Special Subjects

The Honolulu Waldorf School offers a broad range of subjects that support the students’ intellectual, artistic, and practical education. Students are taught by a team of teachers who are able to bring the rich diversity of the Waldorf curriculum. Most academic subjects are taught by the main lesson teachers, and students study with a variety of subject teachers who are specialists in their fields. Special subjects include Japanese, Spanish, movement education and games, handwork, music, strings, eurythmy, painting, drawing, clay and beeswax modeling, woodwork, metalwork, and drama.

Applied and Fine Arts

The Waldorf schools are famous for their deep integration of the arts into all aspects of the curriculum. A student’s progress through various media and artisanal crafts takes them through the course of the entire planet’s art history. From watercolors to blacksmithing and graphic design, all Waldorf students receive a strong foundation in art and learn how to apply it to specific problems and situations.

Eurythmy

Eurythmy is an art form where music and speech are expressed through movement and gesture.
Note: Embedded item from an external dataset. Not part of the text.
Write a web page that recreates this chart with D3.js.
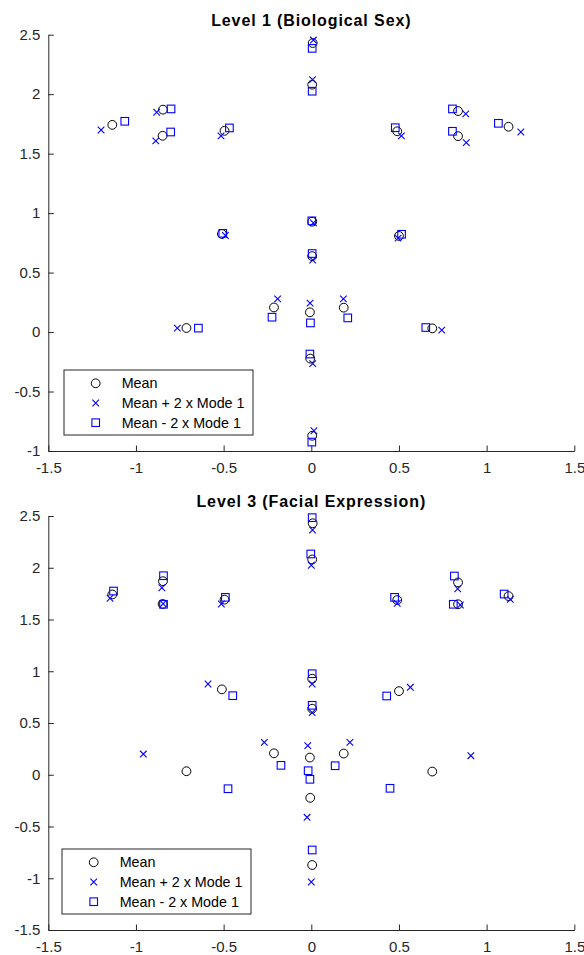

In kindergarten and the early grades, eurythmy is experienced through storytelling and songs. As students progress through the grades, they work with a variety of poetry and music, moving through intricate and complicated patterns individually and as a group. The eurythmy curriculum is closely tied to main lesson curriculum, and the students experience, artistically through eurythmy, aspects of mathematics, geometry, grammar, and history. 

Handwork

Handwork serves to develop fine motor skills, dexterity, focus, and sensory integration, and the finished products give the students the satisfaction that they can create useful and beautiful items. The handwork curriculum includes knitting, crocheting, cross-stitching, felting, basket weaving, Hawaiian handcrafts, sewing, and woodworking. Students are encouraged to work artistically and create their own combinations of colors and patterns. Handwork has been shown to support intellectual development and plays an integral role in Waldorf schools.

Renate Hiller on Handwork

The Importance of Handwork

Discover Knitting

World Languages

Students are taught both Spanish & Japanese in alternating blocks as part of the standard World Languages curriculum that starts in Early Childhood and continues through eighth grade.

Games and Movement Education

The movement education curriculum is designed to meet the specific developmental stages of the students. Games and movement education classes support the students in healthy social interactions and help bring their physical bodies into harmony. In the early grades, students are learning to play and work together as a group and develop physical skills. Traditional games such as tag, circle games, and jumping rope are emphasized. Beginning in third grade, students participate in circus activities, learning to juggle, walk on stilts, and unicycle. In fifth grade, there is a focus on the activities of the Greek pentathlon as the students work on javelin and discus throwing, wrestling, jumping, and racing. As the students progress through the years, they develop specific skills and learn to play individual and team sports.

Music

Music is an important aspect of the curriculum at Honolulu Waldorf School, and all students, from early childhood to middle school participate. Singing permeates the classrooms in early childhood and the younger grades. Starting in first grade, children play pentatonic flutes, and starting in grade four, students begin playing violin, viola, or cello. The students perform their music at assemblies, class plays, festivals, and community events.